Сейчас, когда автобусы представляют собой герметично закрытые коробки, это было бы невозможно. В 1923 году у автобусов еще имелись открытые площадки [31] , и вот как раз на площадке я и ездил. У меня возникала иллюзия, будто я являюсь частью города, частью толпы, кишащей на тротуарах; нередко я садился в автобус вовсе не затем, чтобы проехать из одного места в другое, а ради удовольствия открыть новые улицы. Особенно узкие, где по обе стороны куча лавок и женщины с хозяйственными сумками переходят из одной в другую.
31
Автобусы с открытыми площадками, на которых можно было даже курить, курсировали по Парижу еще в начале 60-х годов.
Многие годы это было для меня огромным наслаждением, наградой, которой я поощрял себя, когда работал до шести утра. Тогдашние Большие бульвары были примерно тем же, чем сейчас являются Елисейские поля; правда, выглядели они куда живописней. На бульваре Мадлен я влезал на площадку автобуса, устраивался в уголке, покуривал трубку и, восхищенный, глазел по сторонам.

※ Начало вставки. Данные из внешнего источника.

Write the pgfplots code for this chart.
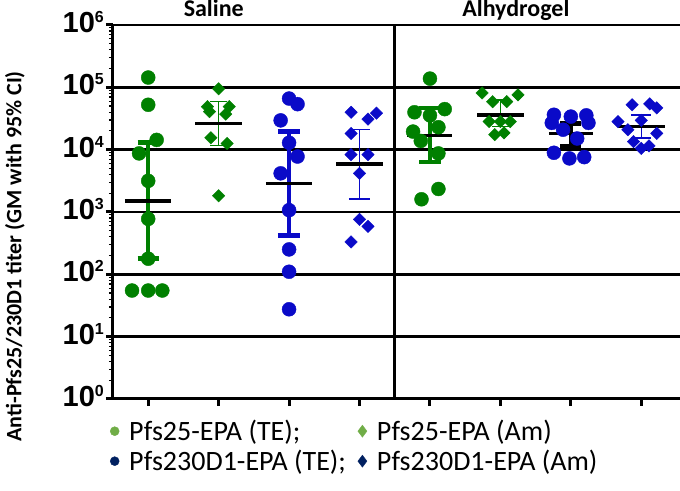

Тогда наряду с такси существовали еще фиакры и разные экипажи, там можно было увидеть дам в пышных нарядах и мужчин в цилиндрах.
Террасы были полны народу, и у каждого большого кафе — «Неаполитанского», «Английского» или «Мадрида» — была своя клиентура.
Недавний провинциал, я горящими глазами смотрел на картинки парижской жизни. Да, это была жизнь. Жизнь многообразная, менявшая свой облик чуть ли не через каждую сотню метров.
Между хорошенькой женщиной с бульвара Мадлен и хорошенькой женщиной с бульвара Капуцинов не было ничего общего.
То же самое и с магазинами. На бульваре Мадлен — большие, шикарные, а чем ближе к бульвару Сен-Мартен, тем они становились проще, доступней.
Этот маршрут я проделывал сотни раз, и не ради того, чтобы куда-нибудь доехать, а ради удовольствия. И не жалею об этом.
Хотелось бы, чтобы все города давали возможность проникать вглубь, сливаться с ними, вдыхать их запахи, наблюдать людей в часы досуга и за работой.
В сущности, контакт с другими людьми всегда был и останется моим всегдашним стремлением. Но, может, потому, что я стал стар, этот контакт оказывается для меня все более и более трудным.
Мне приснился забавный сон. Верней, это был даже не сон. Я пребывал в сладостной полудреме и с любопытством разглядывал человека, стоящего ко мне спиной. Он был выше, шире в плечах и массивней, чем я. И хоть я видел его со спины, в нем чувствовалась умиротворенность, и я позавидовал этому.
На человеке были синие холщовые штаны, фартук садовника и рваная соломенная шляпа. Он стоял в саду. Вдоль заборчика, отделявшего сад от соседей, росли разные душистые травы, и человек их пропалывал.
Потребовалось некоторое время, чтобы я в полусне понял, что это вовсе не реально существующий человек, а персонаж, рожденный моим воображением.
То был Мегрэ в своем садике в Мен-сюр-Луар, Мегрэ, находящийся, как и я, на покое, но не такой старый, как я.
Мне казалось, что я в малейших подробностях узнаю дом под красной черепицей, где г-жа Мегрэ возится возле плиты. И еще показалось, что вижу, как ближе к вечеру Мегрэ неспешно направляется в свое кафе, где его уже ждут партнеры на партию в белот.
Больше он не рыбачит. Считает, что реки слишком загрязнены.
Он не скучает. Во всякое время дня у него есть занятия, а бывает, они с женой, взявшись под руку, совершают долгие прогулки пешком.
Я то ли сразу заснул, то ли проснулся. Картины эти исчезли. Они сохранились у меня в мозгу, и это стало для меня как бы окончательной отставкой Мегрэ.
1932 год. Пристань на атлантическом побережье Габона. Впрочем, пристань — слишком громко сказано. Волна настолько высока, что пассажиров поднимают на борт пакетбота в своего рода корзинах с помощью пенькового троса. Да и судно тоже не пакетбот, а грузовоз, принадлежащий крупной французской судовой компании. Он возит черное и красное дерево в Европу.